**DIRECTION**
Retype nothing but the lines from the start of the material up to and including the line with "edgecolor='#5a5a5a', lw=1.0, zorder=3)". Pictures don't belong in the copy.

Begin

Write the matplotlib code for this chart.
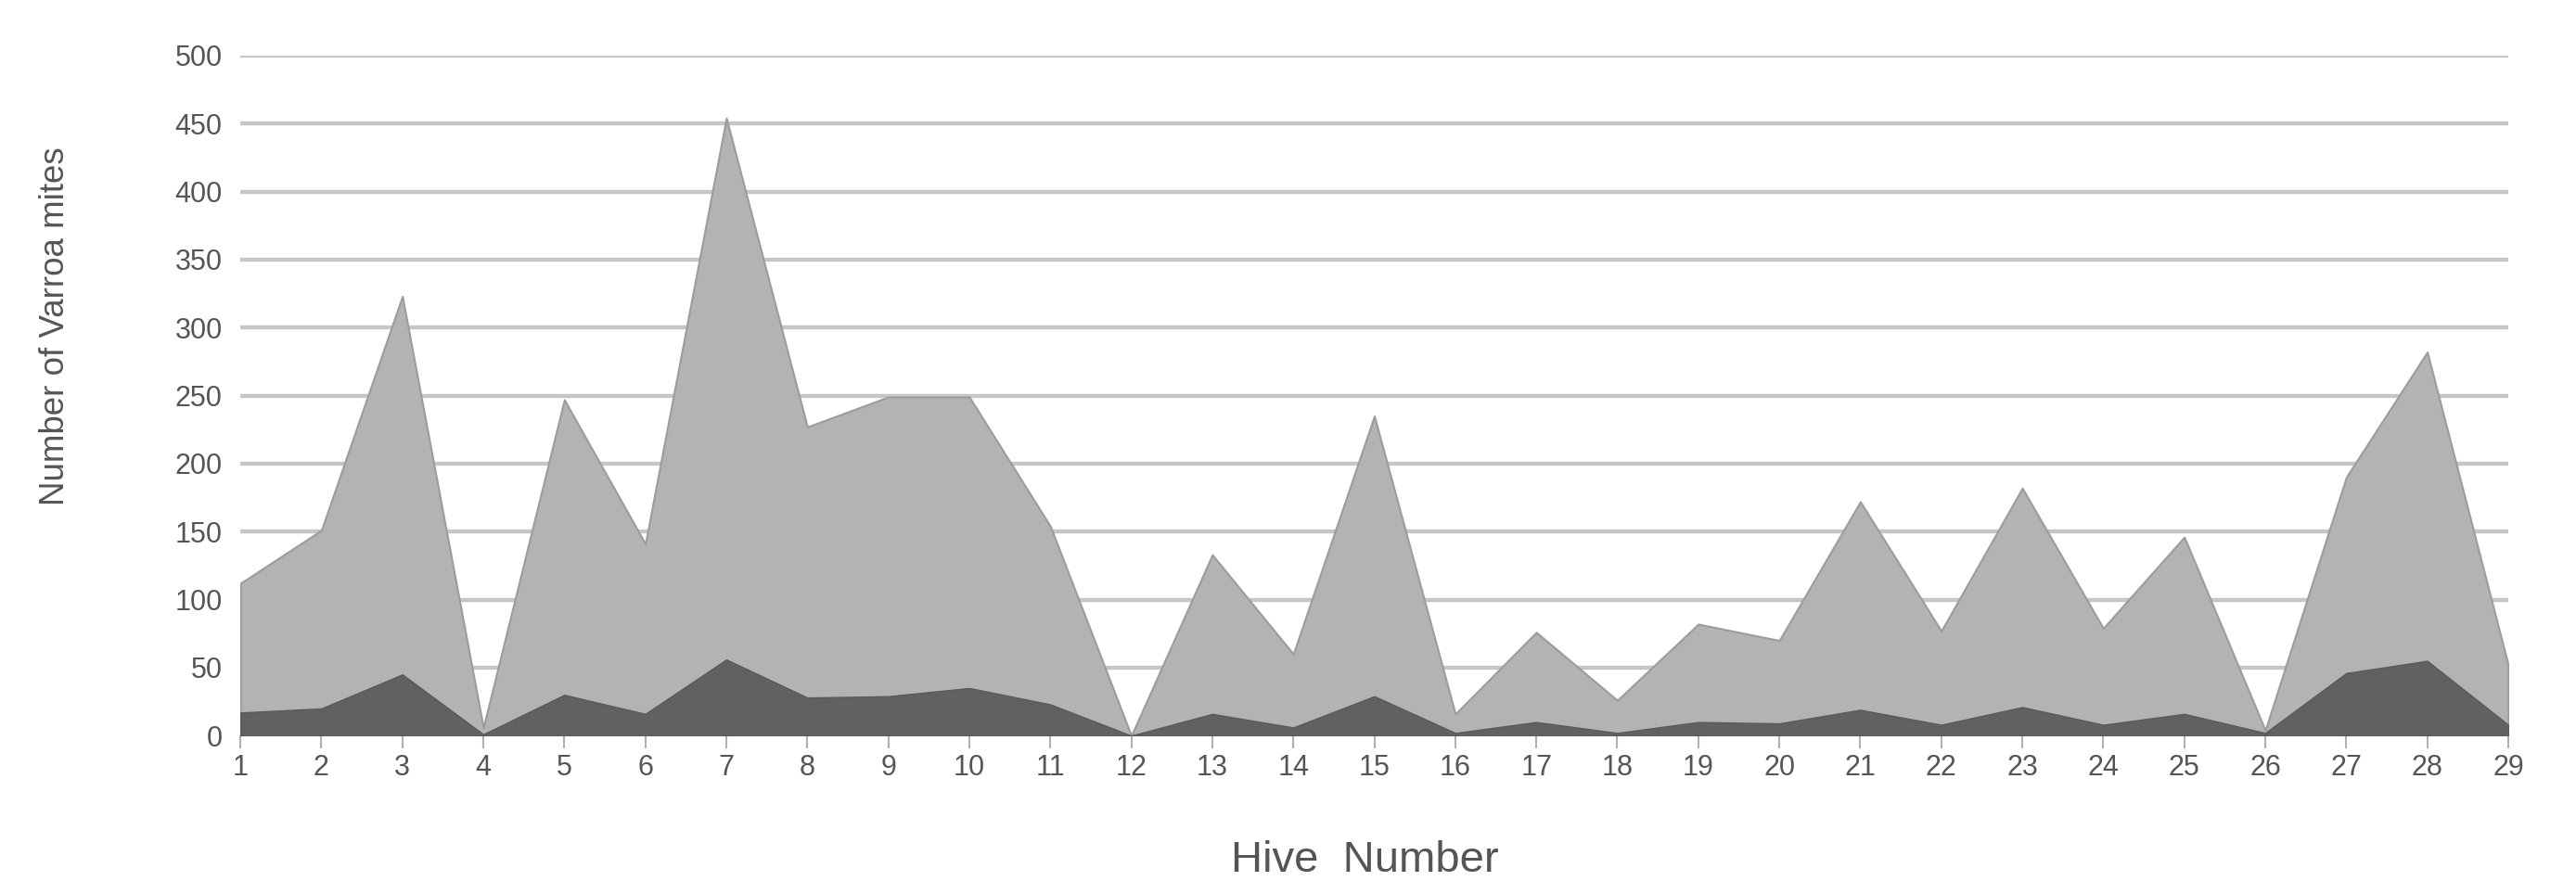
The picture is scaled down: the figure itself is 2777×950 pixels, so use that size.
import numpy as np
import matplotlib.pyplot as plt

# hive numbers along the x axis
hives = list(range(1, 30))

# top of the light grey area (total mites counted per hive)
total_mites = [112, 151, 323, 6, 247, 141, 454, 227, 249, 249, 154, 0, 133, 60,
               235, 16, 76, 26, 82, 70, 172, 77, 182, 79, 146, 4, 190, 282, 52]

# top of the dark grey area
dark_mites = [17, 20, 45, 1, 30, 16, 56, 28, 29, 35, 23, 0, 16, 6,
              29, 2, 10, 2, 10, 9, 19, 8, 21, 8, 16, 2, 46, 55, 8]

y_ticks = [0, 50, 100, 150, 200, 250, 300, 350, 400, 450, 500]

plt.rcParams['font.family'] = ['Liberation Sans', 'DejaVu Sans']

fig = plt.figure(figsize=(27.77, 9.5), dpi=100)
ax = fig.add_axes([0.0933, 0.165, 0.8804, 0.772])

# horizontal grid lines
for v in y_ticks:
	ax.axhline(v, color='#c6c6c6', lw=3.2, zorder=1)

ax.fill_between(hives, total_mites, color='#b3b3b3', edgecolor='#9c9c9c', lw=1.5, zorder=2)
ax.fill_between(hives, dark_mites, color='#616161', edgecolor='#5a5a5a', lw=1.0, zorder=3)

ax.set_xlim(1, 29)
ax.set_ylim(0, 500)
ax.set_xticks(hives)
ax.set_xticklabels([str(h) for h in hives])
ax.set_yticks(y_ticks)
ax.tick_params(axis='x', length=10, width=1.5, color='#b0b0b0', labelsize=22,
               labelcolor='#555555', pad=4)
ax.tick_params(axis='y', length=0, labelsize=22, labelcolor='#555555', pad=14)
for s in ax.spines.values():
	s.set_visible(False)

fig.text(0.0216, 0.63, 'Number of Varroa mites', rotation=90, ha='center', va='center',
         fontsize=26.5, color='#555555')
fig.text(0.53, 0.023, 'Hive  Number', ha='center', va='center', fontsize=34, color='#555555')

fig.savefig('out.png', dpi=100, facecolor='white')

End

**THE REPLY**
Write the matplotlib code for this chart.
The picture is scaled down: the figure itself is 2777×950 pixels, so use that size.
import numpy as np
import matplotlib.pyplot as plt

# hive numbers along the x axis
hives = list(range(1, 30))

# top of the light grey area (total mites counted per hive)
total_mites = [112, 151, 323, 6, 247, 141, 454, 227, 249, 249, 154, 0, 133, 60,
               235, 16, 76, 26, 82, 70, 172, 77, 182, 79, 146, 4, 190, 282, 52]

# top of the dark grey area
dark_mites = [17, 20, 45, 1, 30, 16, 56, 28, 29, 35, 23, 0, 16, 6,
              29, 2, 10, 2, 10, 9, 19, 8, 21, 8, 16, 2, 46, 55, 8]

y_ticks = [0, 50, 100, 150, 200, 250, 300, 350, 400, 450, 500]

plt.rcParams['font.family'] = ['Liberation Sans', 'DejaVu Sans']

fig = plt.figure(figsize=(27.77, 9.5), dpi=100)
ax = fig.add_axes([0.0933, 0.165, 0.8804, 0.772])

# horizontal grid lines
for v in y_ticks:
	ax.axhline(v, color='#c6c6c6', lw=3.2, zorder=1)

ax.fill_between(hives, total_mites, color='#b3b3b3', edgecolor='#9c9c9c', lw=1.5, zorder=2)
ax.fill_between(hives, dark_mites, color='#616161', edgecolor='#5a5a5a', lw=1.0, zorder=3)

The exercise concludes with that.